STA-290 HW 8

library(ggplot2)
library(dplyr)

# Prettier graphs
theme_set(theme_bw())

Question 1

In professional basketball games during the 2009-2010 season, when Kobe Bryant of the Los Angeles Lakers shot a pair of free throws, 8 times he missed both, 152 times he made both, 33 times he made only the first shot, and 37 times he made only the second. Is it possible that the successive free throws are independent, or is there evidence to suggest a “hot streak” effect? The data are tabulated in the freethrow data frame below:

# Create freethrow data (copy and paste this into your own R session)
freethrow <- matrix(c(152,33,37,8), nrow = 2, byrow = TRUE)
rownames(freethrow) <- c("Make 1st", "Miss 1st")
colnames(freethrow) <- c("Make 2nd", "Miss 2nd")
print(freethrow)

##          Make 2nd Miss 2nd
## Make 1st      152       33
## Miss 1st       37        8

What is the null hypothesis of this experiment?
Using the table provided, find a table of expected values for each cell
Using your table of observed and expected values, find the \(\chi^2\) statistic associated with this table along with the degrees of freedom
Using your critical value sheet, if we were to test this hypothesis at level \(\alpha = 0.05\), what conclusion would we come to regarding the independence of the first and second free throw?

Question 2

Reconsider the anorexia data that we investigated in Homework 7:

anorexia <- read.csv("https://collinn.github.io/data/anorexia.txt")

Part A: Use the mutate function to again create a variable called Diff that records the difference in pre and post weights
Part B: State the null hypothesis for testing the difference and pre and post weights for each of the groups considered in the dataset
Part C: Perform an ANOVA for the hypothesis stated in Part B. What do you conclude?
Part D: Use post-hoc testing to determine if there are any pairwise differences between these groups. How do your findings here compare with the conclusions you had in Homework 7?

Question 3

This question will again consider the mtcars dataset built into R

data(mtcars)

We will be investigating the relationship between the weight of a car (independent variable) and its miles per gallon (dependent variable). In addition to this, we will also be using the number of carburetors as a second independent variable.

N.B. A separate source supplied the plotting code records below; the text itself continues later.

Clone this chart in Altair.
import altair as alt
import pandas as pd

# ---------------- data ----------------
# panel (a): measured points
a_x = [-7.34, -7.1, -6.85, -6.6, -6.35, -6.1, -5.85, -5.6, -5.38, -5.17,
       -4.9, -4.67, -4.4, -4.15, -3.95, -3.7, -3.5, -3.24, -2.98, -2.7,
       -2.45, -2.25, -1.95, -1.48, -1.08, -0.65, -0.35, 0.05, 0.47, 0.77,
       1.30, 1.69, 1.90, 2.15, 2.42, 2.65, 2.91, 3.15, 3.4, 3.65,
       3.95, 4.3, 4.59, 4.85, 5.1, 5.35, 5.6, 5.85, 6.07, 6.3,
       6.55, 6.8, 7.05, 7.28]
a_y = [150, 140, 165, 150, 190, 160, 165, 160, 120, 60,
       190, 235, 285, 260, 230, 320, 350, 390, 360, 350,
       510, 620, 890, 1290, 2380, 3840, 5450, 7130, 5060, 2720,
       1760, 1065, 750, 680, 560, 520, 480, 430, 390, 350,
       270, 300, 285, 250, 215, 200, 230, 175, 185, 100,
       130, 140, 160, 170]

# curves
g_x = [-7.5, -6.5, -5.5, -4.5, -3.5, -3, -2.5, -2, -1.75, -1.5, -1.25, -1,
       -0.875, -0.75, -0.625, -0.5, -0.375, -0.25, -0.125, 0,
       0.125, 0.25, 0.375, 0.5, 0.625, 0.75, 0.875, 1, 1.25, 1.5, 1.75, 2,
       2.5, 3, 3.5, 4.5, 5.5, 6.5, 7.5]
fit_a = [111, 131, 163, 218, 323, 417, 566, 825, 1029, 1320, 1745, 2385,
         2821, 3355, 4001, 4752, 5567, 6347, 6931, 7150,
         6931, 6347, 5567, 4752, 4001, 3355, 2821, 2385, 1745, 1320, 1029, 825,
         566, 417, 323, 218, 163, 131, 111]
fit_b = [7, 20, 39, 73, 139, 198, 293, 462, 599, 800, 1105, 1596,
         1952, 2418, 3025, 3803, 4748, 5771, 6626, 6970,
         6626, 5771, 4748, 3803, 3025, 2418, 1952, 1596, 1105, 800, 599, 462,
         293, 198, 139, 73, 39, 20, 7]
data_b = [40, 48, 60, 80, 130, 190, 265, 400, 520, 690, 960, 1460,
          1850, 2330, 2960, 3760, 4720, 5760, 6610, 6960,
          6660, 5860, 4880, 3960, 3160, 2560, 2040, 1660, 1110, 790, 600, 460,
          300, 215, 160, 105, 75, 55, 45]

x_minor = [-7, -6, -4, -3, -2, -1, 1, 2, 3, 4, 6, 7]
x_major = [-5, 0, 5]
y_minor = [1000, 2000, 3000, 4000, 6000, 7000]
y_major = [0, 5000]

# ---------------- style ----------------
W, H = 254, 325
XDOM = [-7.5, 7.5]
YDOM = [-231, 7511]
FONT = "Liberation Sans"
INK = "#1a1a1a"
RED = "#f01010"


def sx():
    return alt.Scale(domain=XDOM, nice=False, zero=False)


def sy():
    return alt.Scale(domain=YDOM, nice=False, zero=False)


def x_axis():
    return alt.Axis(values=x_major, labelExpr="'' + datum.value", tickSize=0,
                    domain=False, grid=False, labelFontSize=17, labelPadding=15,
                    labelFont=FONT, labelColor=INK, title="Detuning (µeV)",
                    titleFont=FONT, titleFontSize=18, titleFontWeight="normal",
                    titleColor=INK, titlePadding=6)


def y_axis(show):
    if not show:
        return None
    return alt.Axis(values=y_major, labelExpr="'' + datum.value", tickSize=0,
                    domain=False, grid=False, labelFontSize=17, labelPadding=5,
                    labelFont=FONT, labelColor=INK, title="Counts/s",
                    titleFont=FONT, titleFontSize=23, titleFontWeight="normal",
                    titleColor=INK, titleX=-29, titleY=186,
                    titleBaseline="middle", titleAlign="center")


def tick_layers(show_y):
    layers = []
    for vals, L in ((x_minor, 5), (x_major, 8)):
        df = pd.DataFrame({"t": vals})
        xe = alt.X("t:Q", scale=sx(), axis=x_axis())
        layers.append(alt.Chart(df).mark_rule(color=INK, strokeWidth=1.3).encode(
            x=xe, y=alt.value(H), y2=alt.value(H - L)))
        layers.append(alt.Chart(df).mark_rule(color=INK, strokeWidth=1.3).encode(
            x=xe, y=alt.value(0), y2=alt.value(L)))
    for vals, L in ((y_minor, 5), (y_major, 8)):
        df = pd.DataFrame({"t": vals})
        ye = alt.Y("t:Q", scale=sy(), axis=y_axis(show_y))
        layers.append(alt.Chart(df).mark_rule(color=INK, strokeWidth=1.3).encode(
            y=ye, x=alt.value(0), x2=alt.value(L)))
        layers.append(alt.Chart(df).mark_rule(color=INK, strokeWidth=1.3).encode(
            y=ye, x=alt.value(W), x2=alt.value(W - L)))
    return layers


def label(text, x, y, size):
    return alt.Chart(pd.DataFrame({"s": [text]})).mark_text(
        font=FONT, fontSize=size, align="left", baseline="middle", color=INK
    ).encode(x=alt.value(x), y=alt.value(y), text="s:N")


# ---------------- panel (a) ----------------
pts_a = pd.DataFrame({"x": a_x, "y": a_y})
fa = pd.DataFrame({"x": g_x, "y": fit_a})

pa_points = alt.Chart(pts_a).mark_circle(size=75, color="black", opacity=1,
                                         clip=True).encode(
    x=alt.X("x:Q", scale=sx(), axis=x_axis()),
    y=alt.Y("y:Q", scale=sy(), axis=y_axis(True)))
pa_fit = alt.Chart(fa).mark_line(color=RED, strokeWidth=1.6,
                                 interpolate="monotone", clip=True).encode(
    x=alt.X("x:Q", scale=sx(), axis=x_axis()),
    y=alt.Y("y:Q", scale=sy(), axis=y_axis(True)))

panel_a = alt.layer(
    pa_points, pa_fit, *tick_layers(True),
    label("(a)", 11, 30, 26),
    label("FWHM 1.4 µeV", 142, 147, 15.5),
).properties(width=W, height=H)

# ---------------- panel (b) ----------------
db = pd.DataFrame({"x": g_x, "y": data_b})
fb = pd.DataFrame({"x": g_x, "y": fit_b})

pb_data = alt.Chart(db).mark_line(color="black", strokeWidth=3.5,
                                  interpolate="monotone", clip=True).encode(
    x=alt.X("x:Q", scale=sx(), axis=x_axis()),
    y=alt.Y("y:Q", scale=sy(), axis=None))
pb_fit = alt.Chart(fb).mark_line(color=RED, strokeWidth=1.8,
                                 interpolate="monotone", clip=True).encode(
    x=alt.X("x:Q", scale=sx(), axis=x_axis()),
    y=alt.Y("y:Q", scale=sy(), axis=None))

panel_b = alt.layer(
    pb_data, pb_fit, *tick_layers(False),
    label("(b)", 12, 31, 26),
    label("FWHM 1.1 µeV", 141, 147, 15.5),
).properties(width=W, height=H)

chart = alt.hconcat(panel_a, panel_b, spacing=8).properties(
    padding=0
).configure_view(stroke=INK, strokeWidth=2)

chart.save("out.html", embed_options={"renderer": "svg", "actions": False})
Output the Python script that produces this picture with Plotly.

Part A: Create a linear model predicting mpg with the covariates wt and carb. Based on the results, does it appear that the number of carburetors has a relationship with fuel economy (mpg)?
Part B: By default, carb is stored in the dataset as an integer value. Use the mutate function to create a new variable in the mtcars dataset called carb_factor that is equal to carb_factor = fator(carb). This will turn the new variable into a categorical one instead of an integer
Part C: Create a new linear model, this time predicting mpg with wt and carb_factor. What has changed this time? Specifically, what do the covariates in the new model represent, and how is this different from what we saw in Part A? (Hint: how do the estimates for factor_carb change as the number of carburetors increases?)
Part D: Based on your assessment in Part C, which of these two models do you think is more appropriate for predicting miles per gallon? In other words, does the number of carburetors appear to make more sense as a continuous variable or a categorical one?